Challenge ->
Below is a listing; print exactly its lines from the one containing "What React, TypeScript" down to the one containing "Chart.register(...registerables);", both inclusive, with every picture left out.

+===+

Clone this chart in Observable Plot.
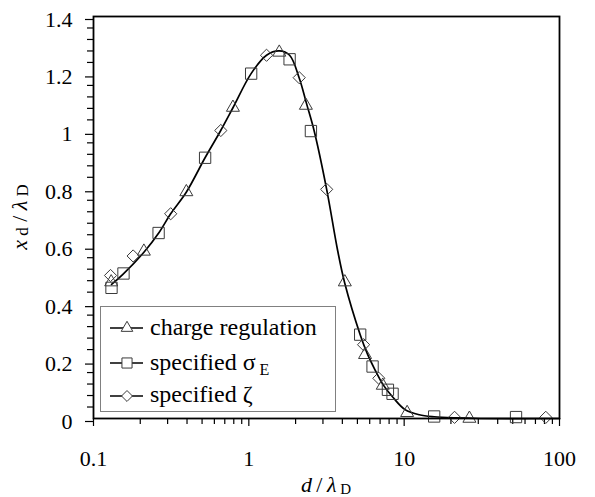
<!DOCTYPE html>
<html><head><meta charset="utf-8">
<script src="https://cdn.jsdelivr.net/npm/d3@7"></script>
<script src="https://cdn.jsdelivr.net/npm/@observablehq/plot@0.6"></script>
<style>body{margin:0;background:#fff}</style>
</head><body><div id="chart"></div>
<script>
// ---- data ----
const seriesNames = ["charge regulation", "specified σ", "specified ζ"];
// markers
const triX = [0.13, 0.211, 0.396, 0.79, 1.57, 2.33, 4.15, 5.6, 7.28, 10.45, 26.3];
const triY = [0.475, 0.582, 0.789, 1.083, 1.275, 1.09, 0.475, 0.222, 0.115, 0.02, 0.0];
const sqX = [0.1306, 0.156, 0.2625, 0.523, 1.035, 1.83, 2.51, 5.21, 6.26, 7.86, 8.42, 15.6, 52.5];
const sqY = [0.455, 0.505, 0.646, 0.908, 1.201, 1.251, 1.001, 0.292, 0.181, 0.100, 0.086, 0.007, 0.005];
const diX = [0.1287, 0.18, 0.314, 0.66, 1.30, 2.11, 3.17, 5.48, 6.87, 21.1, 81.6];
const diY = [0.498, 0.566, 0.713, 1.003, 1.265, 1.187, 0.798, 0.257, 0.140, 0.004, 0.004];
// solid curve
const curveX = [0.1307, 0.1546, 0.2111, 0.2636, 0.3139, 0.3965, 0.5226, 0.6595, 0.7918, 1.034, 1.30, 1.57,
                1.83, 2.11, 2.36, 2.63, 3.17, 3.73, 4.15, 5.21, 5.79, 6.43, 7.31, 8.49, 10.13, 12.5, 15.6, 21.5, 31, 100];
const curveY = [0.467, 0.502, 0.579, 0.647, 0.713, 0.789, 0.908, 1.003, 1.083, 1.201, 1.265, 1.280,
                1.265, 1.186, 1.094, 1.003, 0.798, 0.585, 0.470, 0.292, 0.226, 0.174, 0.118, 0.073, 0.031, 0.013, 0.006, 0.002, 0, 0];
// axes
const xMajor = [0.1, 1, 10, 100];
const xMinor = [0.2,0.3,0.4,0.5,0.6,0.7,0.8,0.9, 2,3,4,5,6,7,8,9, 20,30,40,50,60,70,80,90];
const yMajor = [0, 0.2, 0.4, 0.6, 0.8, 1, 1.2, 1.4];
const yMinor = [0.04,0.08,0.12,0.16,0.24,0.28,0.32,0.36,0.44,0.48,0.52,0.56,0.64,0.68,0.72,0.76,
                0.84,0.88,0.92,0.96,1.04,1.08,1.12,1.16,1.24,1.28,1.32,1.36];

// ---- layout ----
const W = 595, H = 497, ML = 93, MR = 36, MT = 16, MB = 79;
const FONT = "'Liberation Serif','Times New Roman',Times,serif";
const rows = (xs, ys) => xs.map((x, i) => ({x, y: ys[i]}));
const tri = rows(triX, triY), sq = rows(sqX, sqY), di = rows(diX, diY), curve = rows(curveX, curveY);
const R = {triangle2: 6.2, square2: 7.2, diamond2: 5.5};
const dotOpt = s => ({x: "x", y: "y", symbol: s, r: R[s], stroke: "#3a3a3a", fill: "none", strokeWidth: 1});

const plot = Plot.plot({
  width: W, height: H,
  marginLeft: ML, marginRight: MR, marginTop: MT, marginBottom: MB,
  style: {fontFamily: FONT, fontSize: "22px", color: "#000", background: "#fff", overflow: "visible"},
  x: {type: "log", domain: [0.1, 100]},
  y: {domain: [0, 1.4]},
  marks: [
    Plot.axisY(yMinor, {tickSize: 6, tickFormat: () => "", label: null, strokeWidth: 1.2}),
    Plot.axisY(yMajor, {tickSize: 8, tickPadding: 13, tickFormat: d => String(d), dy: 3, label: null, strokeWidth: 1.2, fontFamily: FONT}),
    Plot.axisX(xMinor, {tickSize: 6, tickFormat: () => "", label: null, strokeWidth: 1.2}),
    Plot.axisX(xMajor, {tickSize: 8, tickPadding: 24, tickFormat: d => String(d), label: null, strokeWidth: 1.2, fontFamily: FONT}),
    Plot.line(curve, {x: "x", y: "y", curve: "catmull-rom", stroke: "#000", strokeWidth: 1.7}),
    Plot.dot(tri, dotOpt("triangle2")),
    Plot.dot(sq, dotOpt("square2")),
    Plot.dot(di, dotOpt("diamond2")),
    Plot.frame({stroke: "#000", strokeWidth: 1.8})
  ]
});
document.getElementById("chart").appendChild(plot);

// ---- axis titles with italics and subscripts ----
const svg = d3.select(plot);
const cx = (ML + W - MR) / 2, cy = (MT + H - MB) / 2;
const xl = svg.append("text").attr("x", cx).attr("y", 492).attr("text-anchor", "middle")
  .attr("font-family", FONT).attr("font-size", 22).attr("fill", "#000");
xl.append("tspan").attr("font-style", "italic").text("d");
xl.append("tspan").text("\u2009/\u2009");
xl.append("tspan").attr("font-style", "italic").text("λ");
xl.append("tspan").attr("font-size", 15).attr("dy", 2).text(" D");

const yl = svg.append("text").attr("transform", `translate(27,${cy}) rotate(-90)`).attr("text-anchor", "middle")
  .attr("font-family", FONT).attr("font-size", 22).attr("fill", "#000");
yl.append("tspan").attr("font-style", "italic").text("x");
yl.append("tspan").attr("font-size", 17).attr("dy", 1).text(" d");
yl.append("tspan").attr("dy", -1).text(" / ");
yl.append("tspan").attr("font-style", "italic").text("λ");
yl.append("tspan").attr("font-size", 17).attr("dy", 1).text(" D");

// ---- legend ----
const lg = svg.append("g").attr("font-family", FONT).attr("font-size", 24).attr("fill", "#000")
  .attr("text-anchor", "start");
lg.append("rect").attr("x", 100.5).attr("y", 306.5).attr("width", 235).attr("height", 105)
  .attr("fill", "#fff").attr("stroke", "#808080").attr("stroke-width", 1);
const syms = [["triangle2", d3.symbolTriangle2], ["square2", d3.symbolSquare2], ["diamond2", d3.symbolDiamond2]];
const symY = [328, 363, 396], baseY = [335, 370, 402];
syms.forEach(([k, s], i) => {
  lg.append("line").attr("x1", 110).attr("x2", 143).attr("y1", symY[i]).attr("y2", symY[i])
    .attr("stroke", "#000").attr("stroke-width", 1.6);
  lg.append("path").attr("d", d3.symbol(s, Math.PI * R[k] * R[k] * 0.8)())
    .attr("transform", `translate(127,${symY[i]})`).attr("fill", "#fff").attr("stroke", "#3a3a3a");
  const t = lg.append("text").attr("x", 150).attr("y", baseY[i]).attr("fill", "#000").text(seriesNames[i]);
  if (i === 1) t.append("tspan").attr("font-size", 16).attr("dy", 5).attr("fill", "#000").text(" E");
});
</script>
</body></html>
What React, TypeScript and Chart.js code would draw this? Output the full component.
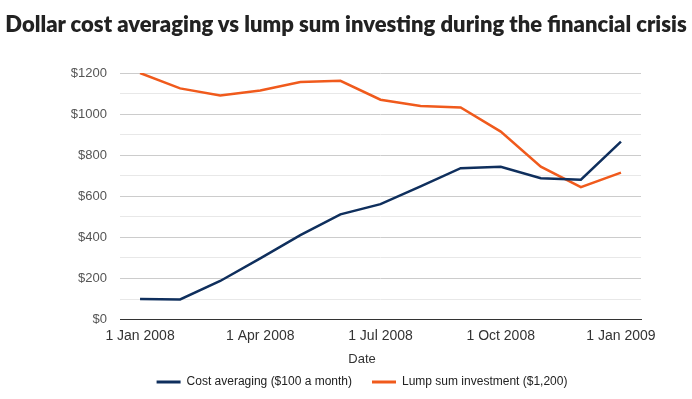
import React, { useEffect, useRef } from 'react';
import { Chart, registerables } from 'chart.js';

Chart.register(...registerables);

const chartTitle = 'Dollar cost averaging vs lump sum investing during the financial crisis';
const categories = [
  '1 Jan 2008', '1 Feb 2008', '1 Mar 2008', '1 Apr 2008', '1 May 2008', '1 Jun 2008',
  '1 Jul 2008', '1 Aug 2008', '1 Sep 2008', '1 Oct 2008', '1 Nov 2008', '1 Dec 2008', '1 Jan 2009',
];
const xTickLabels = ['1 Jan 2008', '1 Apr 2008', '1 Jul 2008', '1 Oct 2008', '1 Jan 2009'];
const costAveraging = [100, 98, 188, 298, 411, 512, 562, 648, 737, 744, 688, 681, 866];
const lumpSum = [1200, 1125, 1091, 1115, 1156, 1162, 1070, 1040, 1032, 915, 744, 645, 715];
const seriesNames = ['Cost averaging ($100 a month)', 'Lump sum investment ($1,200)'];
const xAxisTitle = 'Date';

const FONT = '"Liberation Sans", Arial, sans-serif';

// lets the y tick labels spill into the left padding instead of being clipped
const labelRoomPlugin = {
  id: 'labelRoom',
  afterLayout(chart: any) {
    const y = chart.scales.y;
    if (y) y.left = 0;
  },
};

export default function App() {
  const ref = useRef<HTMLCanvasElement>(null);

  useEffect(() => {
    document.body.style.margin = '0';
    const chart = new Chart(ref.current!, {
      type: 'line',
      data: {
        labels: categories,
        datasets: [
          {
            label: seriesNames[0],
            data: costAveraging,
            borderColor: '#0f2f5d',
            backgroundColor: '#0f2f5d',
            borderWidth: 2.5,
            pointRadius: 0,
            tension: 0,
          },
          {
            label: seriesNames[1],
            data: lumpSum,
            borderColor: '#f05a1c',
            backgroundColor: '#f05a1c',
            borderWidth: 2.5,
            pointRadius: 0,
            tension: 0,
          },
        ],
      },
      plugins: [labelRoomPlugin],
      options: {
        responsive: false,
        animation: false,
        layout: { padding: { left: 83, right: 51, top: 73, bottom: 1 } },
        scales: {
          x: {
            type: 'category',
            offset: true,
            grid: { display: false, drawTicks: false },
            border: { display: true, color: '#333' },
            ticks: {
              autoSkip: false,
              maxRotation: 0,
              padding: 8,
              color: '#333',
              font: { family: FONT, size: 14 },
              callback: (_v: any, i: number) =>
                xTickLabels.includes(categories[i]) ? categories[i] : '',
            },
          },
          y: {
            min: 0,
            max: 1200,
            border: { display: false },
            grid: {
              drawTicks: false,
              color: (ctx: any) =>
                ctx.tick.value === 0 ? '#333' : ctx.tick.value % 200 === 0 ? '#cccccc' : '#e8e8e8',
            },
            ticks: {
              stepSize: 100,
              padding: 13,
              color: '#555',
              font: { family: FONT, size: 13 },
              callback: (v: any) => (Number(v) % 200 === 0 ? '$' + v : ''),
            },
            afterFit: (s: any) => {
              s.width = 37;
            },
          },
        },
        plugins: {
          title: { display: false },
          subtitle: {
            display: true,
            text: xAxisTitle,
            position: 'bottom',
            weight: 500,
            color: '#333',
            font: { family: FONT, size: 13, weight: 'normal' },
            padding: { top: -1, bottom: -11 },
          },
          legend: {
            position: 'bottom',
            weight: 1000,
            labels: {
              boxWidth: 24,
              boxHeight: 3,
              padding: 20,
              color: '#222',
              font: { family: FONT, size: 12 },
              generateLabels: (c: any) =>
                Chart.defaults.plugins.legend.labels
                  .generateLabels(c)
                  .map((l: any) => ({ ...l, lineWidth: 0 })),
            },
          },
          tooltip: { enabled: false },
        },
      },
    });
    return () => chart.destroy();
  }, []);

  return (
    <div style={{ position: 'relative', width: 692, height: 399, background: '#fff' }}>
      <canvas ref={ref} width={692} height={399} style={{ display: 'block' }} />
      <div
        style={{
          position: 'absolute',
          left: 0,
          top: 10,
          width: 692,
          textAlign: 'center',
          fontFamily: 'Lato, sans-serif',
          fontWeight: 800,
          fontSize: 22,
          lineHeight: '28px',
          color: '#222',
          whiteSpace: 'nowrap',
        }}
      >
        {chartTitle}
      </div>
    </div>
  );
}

+===+

Final answer ->
What React, TypeScript and Chart.js code would draw this? Output the full component.
import React, { useEffect, useRef } from 'react';
import { Chart, registerables } from 'chart.js';

Chart.register(...registerables);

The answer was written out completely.